_The request:_ Once the pictures are set aside, transcribe the remaining data exactly.

_Material:_

** begin **

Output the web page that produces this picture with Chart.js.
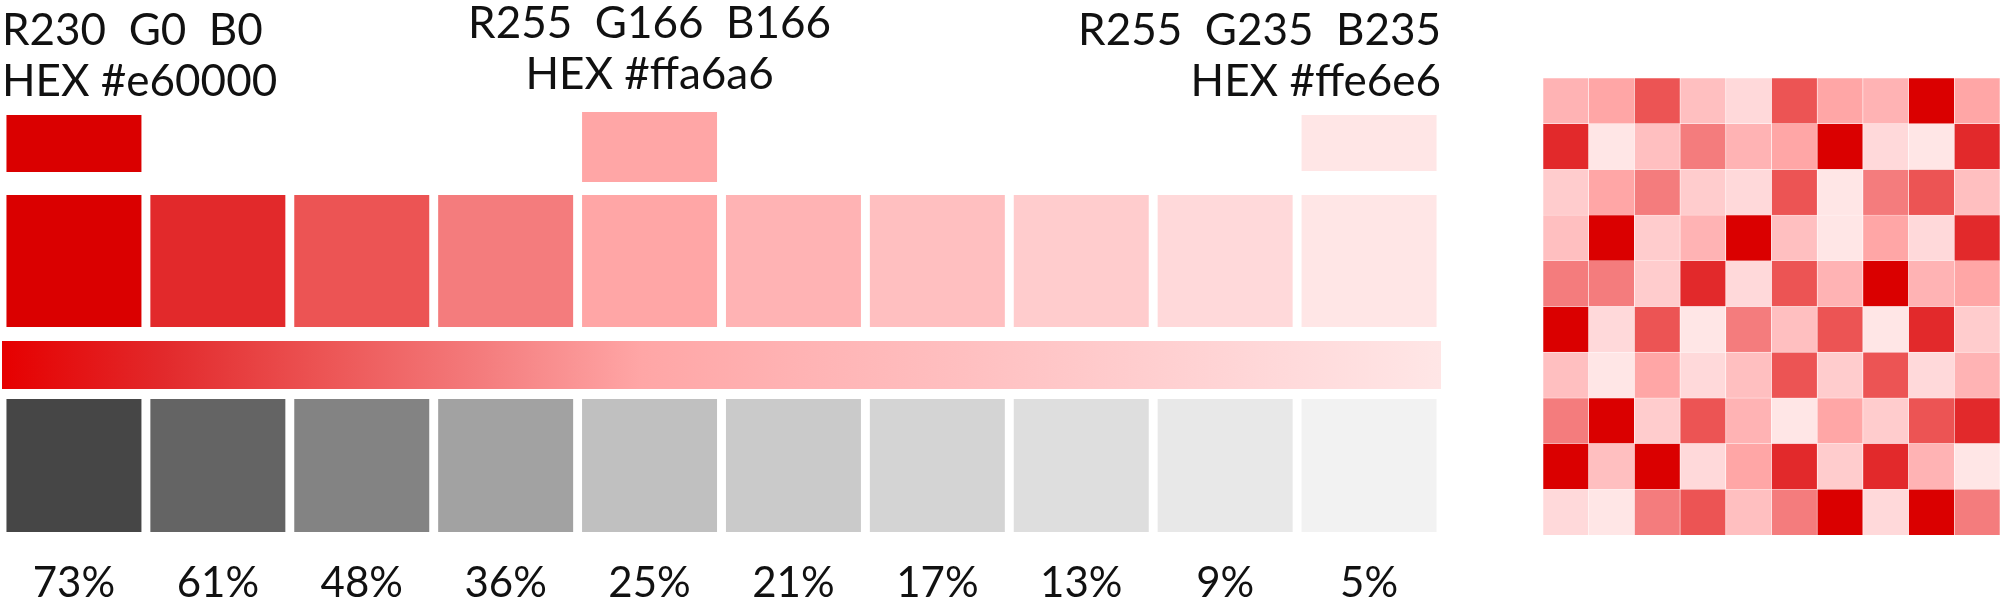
<!DOCTYPE html>
<html>
<head>
<meta charset="utf-8">
<script src="https://cdn.jsdelivr.net/npm/chart.js@4"></script>
<style>
  body { margin: 0; background: #fff; width: 2000px; height: 606px; overflow: hidden; position: relative; }
  canvas { position: absolute; }
</style>
</head>
<body>
<canvas id="main" width="1460" height="606" style="left:0;top:0"></canvas>
<canvas id="grad" width="1439" height="48" style="left:2px;top:341px"></canvas>
<canvas id="grid" width="457" height="457" style="left:1543px;top:78px"></canvas>
<script>
var percents = ["73%", "61%", "48%", "36%", "25%", "21%", "17%", "13%", "9%", "5%"];
var reds = ["#da0000", "#e2292b", "#ec5454", "#f47c7d", "#ffa6a6", "#ffb3b4", "#ffbfc0", "#ffcccd", "#ffd9da", "#ffe6e6"];
var grays = ["#464646", "#646464", "#838383", "#a2a2a2", "#c0c0c0", "#cacaca", "#d4d4d4", "#dedede", "#e8e8e8", "#f2f2f2"];
var headerCols = [0, 4, 9];
var headerText = [["R230  G0  B0", "HEX #e60000"], ["R255  G166  B166", "HEX #ffa6a6"], ["R255  G235  B235", "HEX #ffe6e6"]];
// heatmap: palette index per cell, top row first
var gridLevels = [
  [5, 4, 2, 6, 8, 2, 4, 5, 0, 4],
  [1, 9, 6, 3, 5, 4, 0, 8, 9, 1],
  [7, 4, 3, 7, 8, 2, 9, 3, 2, 6],
  [6, 0, 7, 5, 0, 6, 9, 4, 8, 1],
  [3, 3, 7, 1, 8, 2, 5, 0, 5, 4],
  [0, 8, 2, 9, 3, 6, 2, 9, 1, 7],
  [6, 9, 4, 8, 6, 2, 7, 2, 8, 5],
  [3, 0, 7, 2, 5, 9, 4, 7, 2, 1],
  [0, 6, 0, 8, 4, 1, 7, 1, 5, 9],
  [8, 9, 3, 2, 6, 3, 0, 8, 0, 3]
];

var FONT = "Lato, 'Open Sans', sans-serif";
var headerBand = { 0: [115, 172], 4: [112, 182], 9: [115, 171] };

var textPlugin = {
  id: "texts",
  afterDraw: function (chart) {
    var ctx = chart.ctx, x = chart.scales.x;
    ctx.save();
    ctx.fillStyle = "#111";
    ctx.textBaseline = "alphabetic";
    ctx.font = "44px " + FONT;
    headerCols.forEach(function (c, i) {
      var lines = headerText[i];
      var ys = i === 1 ? [38, 89] : [45, 96];
      if (i === 0) { ctx.textAlign = "left"; lines.forEach(function (t, j) { ctx.fillText(t, 2, ys[j]); }); }
      else if (i === 1) { ctx.textAlign = "center"; lines.forEach(function (t, j) { ctx.fillText(t, x.getPixelForValue(c), ys[j]); }); }
      else { ctx.textAlign = "right"; lines.forEach(function (t, j) { ctx.fillText(t, 1441, ys[j]); }); }
    });
    ctx.font = "42px " + FONT;
    ctx.textAlign = "center";
    ctx.textBaseline = "middle";
    percents.forEach(function (p, i) { ctx.fillText(p, x.getPixelForValue(i), 583); });
    ctx.restore();
  }
};

new Chart("main", {
  type: "bar",
  data: {
    labels: percents,
    datasets: [
      { data: percents.map(function (p, i) { return headerBand[i] || null; }), backgroundColor: percents.map(function (p, i) { return reds[i]; }) },
      { data: percents.map(function () { return [195, 327]; }), backgroundColor: reds },
      { data: percents.map(function () { return [399, 532]; }), backgroundColor: grays }
    ]
  },
  options: {
    responsive: false, animation: false, devicePixelRatio: 1,
    layout: { padding: { left: 2, right: 19, top: 0, bottom: 0 } },
    datasets: { bar: { grouped: false, barPercentage: 0.938, categoryPercentage: 1, borderWidth: 0 } },
    plugins: { legend: { display: false }, tooltip: { enabled: false } },
    scales: {
      x: { display: false },
      y: { display: false, reverse: true, min: 0, max: 606 }
    }
  },
  plugins: [textPlugin]
});

new Chart("grad", {
  type: "bar",
  data: { labels: [""], datasets: [{ data: [[0, 1]], backgroundColor: function (c) {
    var a = c.chart.chartArea;
    if (!a) return reds[0];
    var g = c.chart.ctx.createLinearGradient(a.left, 0, a.right, 0);
    g.addColorStop(0, "#e60000");
    reds.forEach(function (col, i) { if (i > 0) g.addColorStop(i / (reds.length - 1), col); });
    return g;
  } }] },
  options: {
    indexAxis: "y", responsive: false, animation: false, devicePixelRatio: 1,
    layout: { padding: 0 },
    datasets: { bar: { barPercentage: 1, categoryPercentage: 1, borderWidth: 0 } },
    plugins: { legend: { display: false }, tooltip: { enabled: false } },
    scales: { x: { display: false, min: 0, max: 1 }, y: { display: false } }
  }
});

var cols = gridLevels[0].map(function (v, i) { return "c" + i; });
new Chart("grid", {
  type: "bar",
  data: {
    labels: cols,
    datasets: gridLevels.slice().reverse().map(function (row) {
      return { data: row.map(function () { return 1; }), backgroundColor: row.map(function (l) { return reds[l]; }) };
    })
  },
  options: {
    responsive: false, animation: false, devicePixelRatio: 1,
    layout: { padding: 0 },
    datasets: { bar: { barPercentage: 1, categoryPercentage: 1, borderWidth: 0.6, borderColor: "rgba(255,255,255,0.6)" } },
    plugins: { legend: { display: false }, tooltip: { enabled: false } },
    scales: { x: { display: false, stacked: true }, y: { display: false, stacked: true, min: 0, max: 10 } }
  }
});
</script>
</body>
</html>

** end **

_Written solution:_
Output the web page that produces this picture with Chart.js.
<!DOCTYPE html>
<html>
<head>
<meta charset="utf-8">
<script src="https://cdn.jsdelivr.net/npm/chart.js@4"></script>
<style>
  body { margin: 0; background: #fff; width: 2000px; height: 606px; overflow: hidden; position: relative; }
  canvas { position: absolute; }
</style>
</head>
<body>
<canvas id="main" width="1460" height="606" style="left:0;top:0"></canvas>
<canvas id="grad" width="1439" height="48" style="left:2px;top:341px"></canvas>
<canvas id="grid" width="457" height="457" style="left:1543px;top:78px"></canvas>
<script>
var percents = ["73%", "61%", "48%", "36%", "25%", "21%", "17%", "13%", "9%", "5%"];
var reds = ["#da0000", "#e2292b", "#ec5454", "#f47c7d", "#ffa6a6", "#ffb3b4", "#ffbfc0", "#ffcccd", "#ffd9da", "#ffe6e6"];
var grays = ["#464646", "#646464", "#838383", "#a2a2a2", "#c0c0c0", "#cacaca", "#d4d4d4", "#dedede", "#e8e8e8", "#f2f2f2"];
var headerCols = [0, 4, 9];
var headerText = [["R230  G0  B0", "HEX #e60000"], ["R255  G166  B166", "HEX #ffa6a6"], ["R255  G235  B235", "HEX #ffe6e6"]];
// heatmap: palette index per cell, top row first
var gridLevels = [
  [5, 4, 2, 6, 8, 2, 4, 5, 0, 4],
  [1, 9, 6, 3, 5, 4, 0, 8, 9, 1],
  [7, 4, 3, 7, 8, 2, 9, 3, 2, 6],
  [6, 0, 7, 5, 0, 6, 9, 4, 8, 1],
  [3, 3, 7, 1, 8, 2, 5, 0, 5, 4],
  [0, 8, 2, 9, 3, 6, 2, 9, 1, 7],
  [6, 9, 4, 8, 6, 2, 7, 2, 8, 5],
  [3, 0, 7, 2, 5, 9, 4, 7, 2, 1],
  [0, 6, 0, 8, 4, 1, 7, 1, 5, 9],
  [8, 9, 3, 2, 6, 3, 0, 8, 0, 3]
];

var FONT = "Lato, 'Open Sans', sans-serif";
var headerBand = { 0: [115, 172], 4: [112, 182], 9: [115, 171] };

var textPlugin = {
  id: "texts",
  afterDraw: function (chart) {
    var ctx = chart.ctx, x = chart.scales.x;
    ctx.save();
    ctx.fillStyle = "#111";
    ctx.textBaseline = "alphabetic";
    ctx.font = "44px " + FONT;
    headerCols.forEach(function (c, i) {
      var lines = headerText[i];
      var ys = i === 1 ? [38, 89] : [45, 96];
      if (i === 0) { ctx.textAlign = "left"; lines.forEach(function (t, j) { ctx.fillText(t, 2, ys[j]); }); }
      else if (i === 1) { ctx.textAlign = "center"; lines.forEach(function (t, j) { ctx.fillText(t, x.getPixelForValue(c), ys[j]); }); }
      else { ctx.textAlign = "right"; lines.forEach(function (t, j) { ctx.fillText(t, 1441, ys[j]); }); }
    });
    ctx.font = "42px " + FONT;
    ctx.textAlign = "center";
    ctx.textBaseline = "middle";
    percents.forEach(function (p, i) { ctx.fillText(p, x.getPixelForValue(i), 583); });
    ctx.restore();
  }
};

new Chart("main", {
  type: "bar",
  data: {
    labels: percents,
    datasets: [
      { data: percents.map(function (p, i) { return headerBand[i] || null; }), backgroundColor: percents.map(function (p, i) { return reds[i]; }) },
      { data: percents.map(function () { return [195, 327]; }), backgroundColor: reds },
      { data: percents.map(function () { return [399, 532]; }), backgroundColor: grays }
    ]
  },
  options: {
    responsive: false, animation: false, devicePixelRatio: 1,
    layout: { padding: { left: 2, right: 19, top: 0, bottom: 0 } },
    datasets: { bar: { grouped: false, barPercentage: 0.938, categoryPercentage: 1, borderWidth: 0 } },
    plugins: { legend: { display: false }, tooltip: { enabled: false } },
    scales: {
      x: { display: false },
      y: { display: false, reverse: true, min: 0, max: 606 }
    }
  },
  plugins: [textPlugin]
});

new Chart("grad", {
  type: "bar",
  data: { labels: [""], datasets: [{ data: [[0, 1]], backgroundColor: function (c) {
    var a = c.chart.chartArea;
    if (!a) return reds[0];
    var g = c.chart.ctx.createLinearGradient(a.left, 0, a.right, 0);
    g.addColorStop(0, "#e60000");
    reds.forEach(function (col, i) { if (i > 0) g.addColorStop(i / (reds.length - 1), col); });
    return g;
  } }] },
  options: {
    indexAxis: "y", responsive: false, animation: false, devicePixelRatio: 1,
    layout: { padding: 0 },
    datasets: { bar: { barPercentage: 1, categoryPercentage: 1, borderWidth: 0 } },
    plugins: { legend: { display: false }, tooltip: { enabled: false } },
    scales: { x: { display: false, min: 0, max: 1 }, y: { display: false } }
  }
});

var cols = gridLevels[0].map(function (v, i) { return "c" + i; });
new Chart("grid", {
  type: "bar",
  data: {
    labels: cols,
    datasets: gridLevels.slice().reverse().map(function (row) {
      return { data: row.map(function () { return 1; }), backgroundColor: row.map(function (l) { return reds[l]; }) };
    })
  },
  options: {
    responsive: false, animation: false, devicePixelRatio: 1,
    layout: { padding: 0 },
    datasets: { bar: { barPercentage: 1, categoryPercentage: 1, borderWidth: 0.6, borderColor: "rgba(255,255,255,0.6)" } },
    plugins: { legend: { display: false }, tooltip: { enabled: false } },
    scales: { x: { display: false, stacked: true }, y: { display: false, stacked: true, min: 0, max: 10 } }
  }
});
</script>
</body>
</html>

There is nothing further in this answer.